Although Ghana Airways is involved with British Midland a reputable aerospace company, the Ghana Airways BMI deal has obviously side step several important historical, economic and strategic considerations in a desperate move to keep Ghana’s national airline airborne. Whatever the out of the BMI Ghana airways deal if care is not taken it will ultimately lead to a give away of Ghana’s vital national resource base to foreign interest and control just to maintain a single unproductive airline venture whereas Ghanaians could enjoy services of other vibrant Ghanaian carriers if Ghana Airways is privatized, its monopoly broken, and left to the forces of the free market. Aviation analysts are most disturbed Ghana is seeking to place a 50 percent share of Ghana airways in the hands of foreign control when nations across the globe are desperately guarding against such influence and domination in times of global emerging aviation Cartel. Placing more than 49 percent of Ghana airways under BMI, Ghana may also be ignoring some important provisions of the bilateral air services agreement. Ghana needs to take serious caution because Ghana Airways was incorporated as a national airline with existing monopoly rights till date.
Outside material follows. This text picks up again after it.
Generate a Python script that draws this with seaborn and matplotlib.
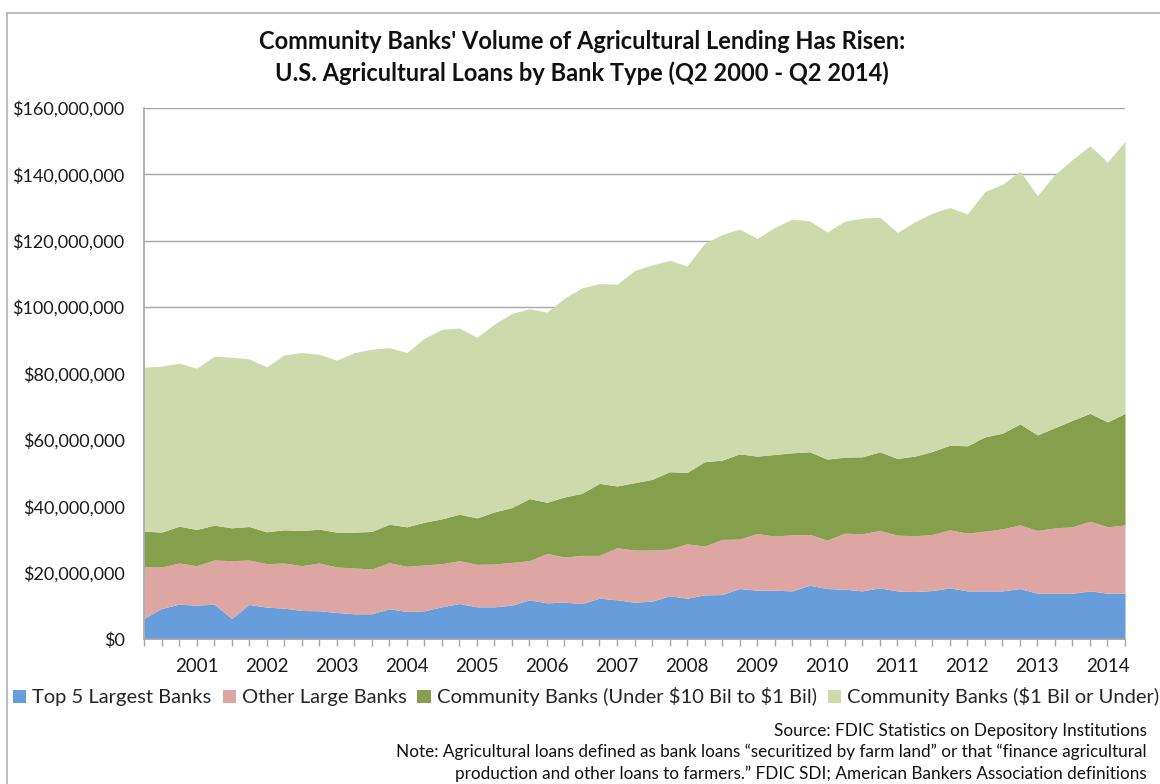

It is envisaged this unhealthy monopoly will continue with Ghana Airways under BMI. There is no doubt the Ghana Airways monopoly has been the core center of attraction for BMI
Manager of Ghana airways seem to have ignored historical predecessors like Air Afrique, Nigeria Airways, Zambia Airway, Kenya Airways and South African Airlines which had mounting debt and organizational problems like Ghana Airways. When Nigeria Airways and Air Afrique were at the cross roads of privatization or liquidation like Ghana Airways stands now, instead of privatizing other back roads were chosen, eventually landed these airlines belly up. Like Ghana intends to do rather than privatize both Air Afrique and Nigeria Airways sort hybrid solutions targeted to unmasked new companies. Air Afrique proposed its hybrid to unmask a new Airline through a bail-out from Air France to form Nouvelle Air Afrique. Before liquidation Managers of Nigeria Airways proposed a new national airlines from the offshoot of Nigeria Airways to be called Nigeria Global through Triton Airbus Group and later Air Nigeria through a deal with Airwing. As both companies tried to negotiate their way through the complex web-locks involved in such hybrid deals the sorry outcome was nothing but eventual collapse of these airlines. For Zambia airways although the Zambian government proposed to bail the airline through government subsidy the Zambian government eventually had to pull the plug on its airline when it came under pressure from the World Bank and the International Monetary Fund. Western aid donors threatened to suspend economic aid to the country in light of more pressing developmental needs, most especially when a good number of citizens lacked basic necessities such as food, water and shelter ; bailing this unproductive airline venture could not be justified at the time. Unlike Air Afrique, Nigeria Airways and Zambia Air, Kenya Airways and South Africa Airways have both become a showcase of African innovation and success; both airlines escaped liquidation and collapse. Airline mangers of both nations committed to the sure and only remedy: privatization. As a result of privatization Kenya Airways and South African Airlines remain successful flag carrier of their respective countries, while providing citizens with quality and dependable air service.
As managers of Ghana Airways tow the Airline down the path of Nigeria Airways and Air Afrique the difference for Ghana Airways may be its success acquiring a new Operators Certificate and vested traffic rights under BMI as a designated national carrier. The real results of this tinted and experimental Ghana Airways deal yet to be fully uncovered could easily lead to the sorry shadow of Nigeria Airway, Air Afrique and Zambia Airways or for Ghanaians nothing more than a British carrier registered in Ghana providing Ghanaians high cost services, while enslaving Ghana’s young and vibrant aviation sector whereas Ghana Airways could be privatized on the model of Kenya airways with Ghanaians being major stake holders.
Before Ghanaians fully endorse this important national deal it is imperative all national strategic considerations are taken into account else Ghana would once again be faced with predicaments such as those caused by the AFGO monopoly. Whether Ghana Airway succeeds or not it is important Ghanaians understand Ghana has vast untapped aviation potential which should not be placed under foreign control and monopoly.